Aos 90 anos do seu primeiro loteamento, Urca une qualidade urbanística e riqueza histórica

22/12/2012 - O Globo

Bairro tem ar de cidade do interior no meio do Rio

Projetado há 90 anos, o loteamento da Urca ainda dá uma aula de qualidade urbanística Custodio Coimbra / O Globo

RIO - No balanço dos 90 anos da transformação da Urca num bairro, o cantor, compositor e morador Lenine diz que, para ele, o saldo do lugar é repleto de vibrações positivas. Ao deixar sua Recife há mais de 20 anos, ele ri ao afirmar que jamais imaginaria trocar a agitada capital pernambucana por uma espécie de cidade do interior em pleno Rio. A Urca é assim mesmo: desperta paixões. Neste mês, por exemplo, o Instituto Europeu de Design (IED) obteve na Justiça a liberação para continuar a obra de instalação de sua escola no antigo Cassino da Urca. A Associação de Moradores da Urca diz que os recursos jurídicos para vetar o IED ali ainda não terminaram. Paralelamente à contenda, muita gente aproveita a efeméride do nonagésimo ano do plano de loteamento para enaltecer a qualidade urbanística, a riqueza histórica e o charme do lugar. Urca é estilo de vida.

O músico Lenine vê o futuro da Urca justamente na preservação de seu passado.

Uma coisa boa daqui é que não se pode construir mais diz Lenine, referindo-se à transformação do bairro desde 1988 em Área de Preservação do Ambiente Cultural (Apac), instrumento pelo qual se assegura a preservação das características ambientais, urbanas e culturais.

Diretor do Instituto Europeu de Design (IED) no Rio, Fábio Palmas diz que a entidade já entendeu o espírito local. Afirma que a escola começa em abril, proibindo professores e funcionários de entrarem de carro no bairro. Ele anuncia também um bicicletário no instituto e um estacionamento fora das imediações:

Faremos de tudo para que os alunos não entrem de carro no bairro. Para isso, vamos ter somente 150 matrículas.

Consultor da associação de moradores local, o arquiteto Luiz Fernando Janot duvida:

Um aluno que paga mais de R$ 2 mil por mês por um curso vai querer entrar de carro na Urca, e não há como o IED controlar isso. E o número de alunos matriculados pode aumentar. É uma questão de demanda. Por isso, não desistiremos de lutar na Justiça.
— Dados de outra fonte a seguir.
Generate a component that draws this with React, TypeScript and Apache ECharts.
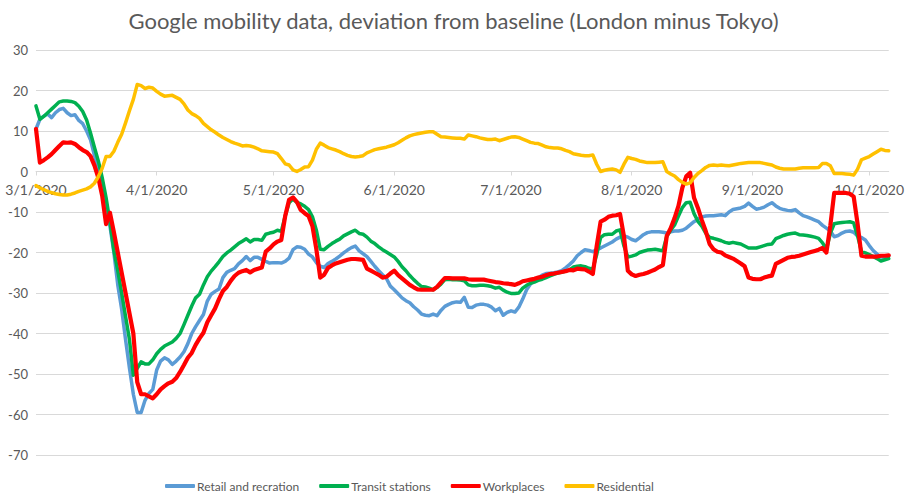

Empresa deu nome ao bairro

Autor do livro Urca, construção e permanência de um bairro, o sociólogo e pesquisador do Rio Mario Aizen batalha em outra fronteira: a da valorização da história do lugar. Ele lembra que o comerciante português Domingos Fernandes Pinto foi o primeiro a tentar transformar o local num bairro, aterrando a área fronteiriça ao Morro da Urca. Em 1922, uma imobiliária chamada justamente Sociedade Anônima Urca convenceu a prefeitura a fazer o aterro proposto por Domingos na área batizada com o nome da empresa.

A Avenida Portugal foi a primeira rua do loteamento. E, não à toa, a ponte de acesso se chama Domingos Fernandes Pinto. A empresa Urca fez um aterro a partir do contorno do Morro do Urca, substituindo o mar pela atual rua São Sebastião. No início foram construídas casas de estilo eclético e art déco. Hoje, a maioria delas, construídas entre os anos 1920 e 1940, continua por lá.

Mario recorda ainda que o edifício do Cassino da Urca começou como um hotel balneário, em 1922, cuja construção constava numa das cláusulas do contrato da empresa Urca com a prefeitura. Em 1933, o hotel virou cassino e uma das principais atrações da cidade.

A estrela de Carmem Miranda brilhou várias vezes ali, em meio àquele clima de roleta e carteado, até 1946, quando o presidente Dutra proibiu o jogo no Brasil, fechando assim todos os cassinos.